Como soy poco dado a creerme a pies juntillas las opiniones de los demás sobre cosas que puedo evaluar yo mismo, dediqué unos días a leer el último libro de Malcolm Gladwell, David and Goliath, un trabajo del cual ya había leído (y comentado) algunas opiniones nada positivas.
Mi escepticismo chocó contra lo que página a página parecía la confirmación de que todo rumor era absolutamente cierto: Gladwell construye un relato en el que intenta pasar por norma lo que no es sino una recopilación de casualidades y excepciones. Es algo que no debería sorprenderme, pues su anterior Outliers sigue este patrón: glosa vidas de personajes extraordinarios y concluye que todos ellos fueron extraordinarios porque dedicaron muchísimas horas al desarrollo de una habilidad concreta. E incluso los argumentos de su más respetado Tipping Point están ya muy arrinconados si estudiamos dinámica de redes sociales y propagación de información.
Aún así, la hipótesis de Outliers de que son el esfuerzo y el tesón los responsables de la alta cualificación suena verosímil, y casi deseable. Sin embargo, David and Goliath es un libro que a duras penas se mantiene a flote en su primer tercio, pero que naufraga irremediablemente a medida que Gladwell riza el rizo hasta el imposible para intentar convencernos de que sufrir dislexia es positivo para un niño. Y de que sin duda somos unos necios si no deseamos que nuestro hijo sea disléxico.
Se ampara para justificar su apología de la dislexia, cómo no, en una serie de casos excepcionales, como que diversas personalidades brillantes de los negocios y la política sean disléxicos. Obvia, por supuesto, que la inmensa mayoría de personas que padecen dislexia no se sobreponen jamás al hándicap que ésta supone para su desarrollo y aprendizaje normales, y para la integración con las personas de su entorno y sus oportunidades como adultos.
Repite este patrón con otros temas: defendiendo las virtudes de pertenecer a una minoría racial en un entorno profundamente racista, o ser pobre de solemnidad, como forjadores de carácter.
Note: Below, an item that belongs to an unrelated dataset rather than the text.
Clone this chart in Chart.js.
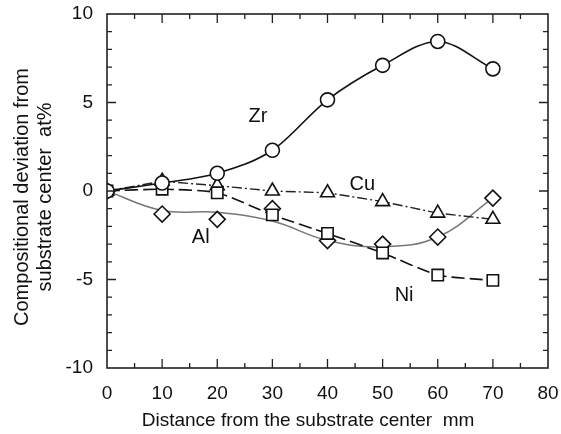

Una vez más se olvida de que la inmensa mayoría de miembros de una minoría racial en un entorno social racista jamás gozarán de una mínima oportunidad de sobreponerse a los problemas que ello supone. O que los niños pobres de solemnidad generalmente no superan esa situación.
Todo da igual en el mundo del cherry picking, eso que en español se llama falacia de evidencia incompleta (o sesgo de selección). Y como digo, durante el primer tercio del libro se hace soportable, porque queda la promesa de que la cosa mejore. Pero a partir de ahí, al ver que no sólo no mejora sino que va a peor (dedica un buen tramo del libro a defender las virtudes de la dislexia, cuando la mayoría de personas que la sufren están bastante jodidos, si me permiten la expresión) resulta muy difícil mantener el interés y el libro se va desinflando porque las sucesivas maravillas excepcionales resultan cada vez más cansinas.
En definitiva, se trata de un libro breve que muy probablemente no será recordado, que evidencia el poco rigor de su autor, y que no pasa el corte de la recomendación. Hay muchos libros ahí afuera esperando ser leídos que seguramente le serán más provechosos. Eso sí, puede que Gladwell no lo buscara intencionadamente, pero le quedó un perfecto manual de autoayuda. Sobre todo para padres de niños disléxicos.